Instructions to follow: Repeat only the lines below that run from the line with "Write a Python" to the line with "yticks = [0, 10, 20, 30, 40, 50, 60]", ends included; skip every picture.

Listed records:
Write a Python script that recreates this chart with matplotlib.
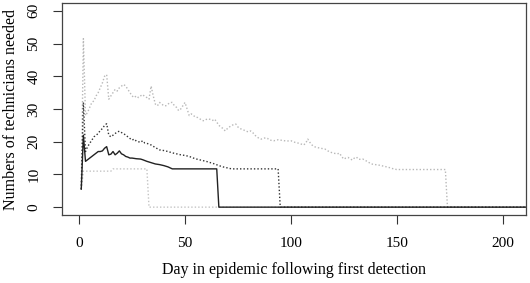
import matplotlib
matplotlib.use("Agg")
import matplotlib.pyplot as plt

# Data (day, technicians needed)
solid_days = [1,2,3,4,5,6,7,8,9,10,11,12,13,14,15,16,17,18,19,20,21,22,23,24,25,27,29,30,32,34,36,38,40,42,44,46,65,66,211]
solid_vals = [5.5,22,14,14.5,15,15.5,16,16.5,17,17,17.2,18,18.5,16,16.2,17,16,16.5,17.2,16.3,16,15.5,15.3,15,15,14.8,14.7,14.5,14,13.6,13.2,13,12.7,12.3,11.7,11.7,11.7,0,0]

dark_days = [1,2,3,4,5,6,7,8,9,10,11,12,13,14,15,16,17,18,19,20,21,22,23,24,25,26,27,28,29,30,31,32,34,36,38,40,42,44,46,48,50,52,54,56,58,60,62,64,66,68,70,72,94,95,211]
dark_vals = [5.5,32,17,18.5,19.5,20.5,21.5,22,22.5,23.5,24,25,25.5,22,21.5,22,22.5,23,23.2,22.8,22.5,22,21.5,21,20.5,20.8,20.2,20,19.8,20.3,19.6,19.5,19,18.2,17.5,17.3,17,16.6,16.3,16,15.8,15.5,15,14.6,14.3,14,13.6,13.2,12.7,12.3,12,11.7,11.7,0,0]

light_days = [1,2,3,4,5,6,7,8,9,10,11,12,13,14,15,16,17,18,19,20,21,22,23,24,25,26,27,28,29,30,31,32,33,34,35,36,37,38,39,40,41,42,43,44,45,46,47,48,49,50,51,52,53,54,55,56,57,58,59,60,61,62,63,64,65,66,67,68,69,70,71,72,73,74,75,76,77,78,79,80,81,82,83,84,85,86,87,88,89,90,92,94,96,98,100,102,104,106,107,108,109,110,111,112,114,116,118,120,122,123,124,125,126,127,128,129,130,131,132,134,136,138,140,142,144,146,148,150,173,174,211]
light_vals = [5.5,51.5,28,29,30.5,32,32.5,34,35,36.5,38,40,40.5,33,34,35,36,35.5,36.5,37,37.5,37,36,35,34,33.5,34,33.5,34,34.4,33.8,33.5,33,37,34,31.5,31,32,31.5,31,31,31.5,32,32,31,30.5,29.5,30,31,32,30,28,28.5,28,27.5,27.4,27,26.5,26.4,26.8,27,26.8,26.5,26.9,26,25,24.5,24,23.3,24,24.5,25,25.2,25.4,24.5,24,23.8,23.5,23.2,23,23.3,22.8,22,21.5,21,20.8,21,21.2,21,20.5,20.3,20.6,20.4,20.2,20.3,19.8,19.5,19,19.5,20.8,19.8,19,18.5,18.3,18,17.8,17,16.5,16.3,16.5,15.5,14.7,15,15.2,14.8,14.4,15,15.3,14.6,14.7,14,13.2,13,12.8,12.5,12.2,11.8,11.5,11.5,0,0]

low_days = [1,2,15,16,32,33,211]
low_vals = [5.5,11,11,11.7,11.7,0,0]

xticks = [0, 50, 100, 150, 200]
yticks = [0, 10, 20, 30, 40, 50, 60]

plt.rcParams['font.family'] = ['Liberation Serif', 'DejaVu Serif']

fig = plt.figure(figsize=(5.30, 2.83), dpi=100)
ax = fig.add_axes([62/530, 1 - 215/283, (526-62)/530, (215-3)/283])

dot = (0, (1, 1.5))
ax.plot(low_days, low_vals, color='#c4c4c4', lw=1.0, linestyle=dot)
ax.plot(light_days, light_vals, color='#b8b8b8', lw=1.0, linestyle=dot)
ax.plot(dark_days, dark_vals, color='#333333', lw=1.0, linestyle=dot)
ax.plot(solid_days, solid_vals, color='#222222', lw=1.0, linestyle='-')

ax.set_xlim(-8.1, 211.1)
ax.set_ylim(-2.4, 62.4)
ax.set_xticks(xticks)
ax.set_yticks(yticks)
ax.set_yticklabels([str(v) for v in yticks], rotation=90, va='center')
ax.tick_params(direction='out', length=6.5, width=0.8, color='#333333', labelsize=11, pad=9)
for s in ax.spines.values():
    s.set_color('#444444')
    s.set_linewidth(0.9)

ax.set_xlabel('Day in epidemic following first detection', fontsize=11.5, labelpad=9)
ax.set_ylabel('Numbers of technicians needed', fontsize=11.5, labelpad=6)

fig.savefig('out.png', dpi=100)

--

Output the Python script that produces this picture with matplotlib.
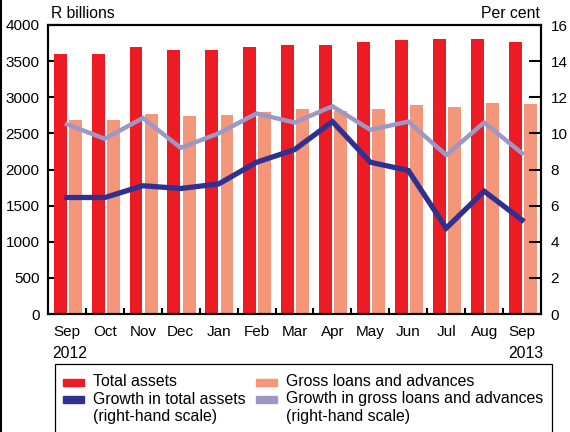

The response:
Write a Python script that recreates this chart with matplotlib.
import matplotlib
matplotlib.use("Agg")
import matplotlib.pyplot as plt

# Data (day, technicians needed)
solid_days = [1,2,3,4,5,6,7,8,9,10,11,12,13,14,15,16,17,18,19,20,21,22,23,24,25,27,29,30,32,34,36,38,40,42,44,46,65,66,211]
solid_vals = [5.5,22,14,14.5,15,15.5,16,16.5,17,17,17.2,18,18.5,16,16.2,17,16,16.5,17.2,16.3,16,15.5,15.3,15,15,14.8,14.7,14.5,14,13.6,13.2,13,12.7,12.3,11.7,11.7,11.7,0,0]

dark_days = [1,2,3,4,5,6,7,8,9,10,11,12,13,14,15,16,17,18,19,20,21,22,23,24,25,26,27,28,29,30,31,32,34,36,38,40,42,44,46,48,50,52,54,56,58,60,62,64,66,68,70,72,94,95,211]
dark_vals = [5.5,32,17,18.5,19.5,20.5,21.5,22,22.5,23.5,24,25,25.5,22,21.5,22,22.5,23,23.2,22.8,22.5,22,21.5,21,20.5,20.8,20.2,20,19.8,20.3,19.6,19.5,19,18.2,17.5,17.3,17,16.6,16.3,16,15.8,15.5,15,14.6,14.3,14,13.6,13.2,12.7,12.3,12,11.7,11.7,0,0]

light_days = [1,2,3,4,5,6,7,8,9,10,11,12,13,14,15,16,17,18,19,20,21,22,23,24,25,26,27,28,29,30,31,32,33,34,35,36,37,38,39,40,41,42,43,44,45,46,47,48,49,50,51,52,53,54,55,56,57,58,59,60,61,62,63,64,65,66,67,68,69,70,71,72,73,74,75,76,77,78,79,80,81,82,83,84,85,86,87,88,89,90,92,94,96,98,100,102,104,106,107,108,109,110,111,112,114,116,118,120,122,123,124,125,126,127,128,129,130,131,132,134,136,138,140,142,144,146,148,150,173,174,211]
light_vals = [5.5,51.5,28,29,30.5,32,32.5,34,35,36.5,38,40,40.5,33,34,35,36,35.5,36.5,37,37.5,37,36,35,34,33.5,34,33.5,34,34.4,33.8,33.5,33,37,34,31.5,31,32,31.5,31,31,31.5,32,32,31,30.5,29.5,30,31,32,30,28,28.5,28,27.5,27.4,27,26.5,26.4,26.8,27,26.8,26.5,26.9,26,25,24.5,24,23.3,24,24.5,25,25.2,25.4,24.5,24,23.8,23.5,23.2,23,23.3,22.8,22,21.5,21,20.8,21,21.2,21,20.5,20.3,20.6,20.4,20.2,20.3,19.8,19.5,19,19.5,20.8,19.8,19,18.5,18.3,18,17.8,17,16.5,16.3,16.5,15.5,14.7,15,15.2,14.8,14.4,15,15.3,14.6,14.7,14,13.2,13,12.8,12.5,12.2,11.8,11.5,11.5,0,0]

low_days = [1,2,15,16,32,33,211]
low_vals = [5.5,11,11,11.7,11.7,0,0]

xticks = [0, 50, 100, 150, 200]
yticks = [0, 10, 20, 30, 40, 50, 60]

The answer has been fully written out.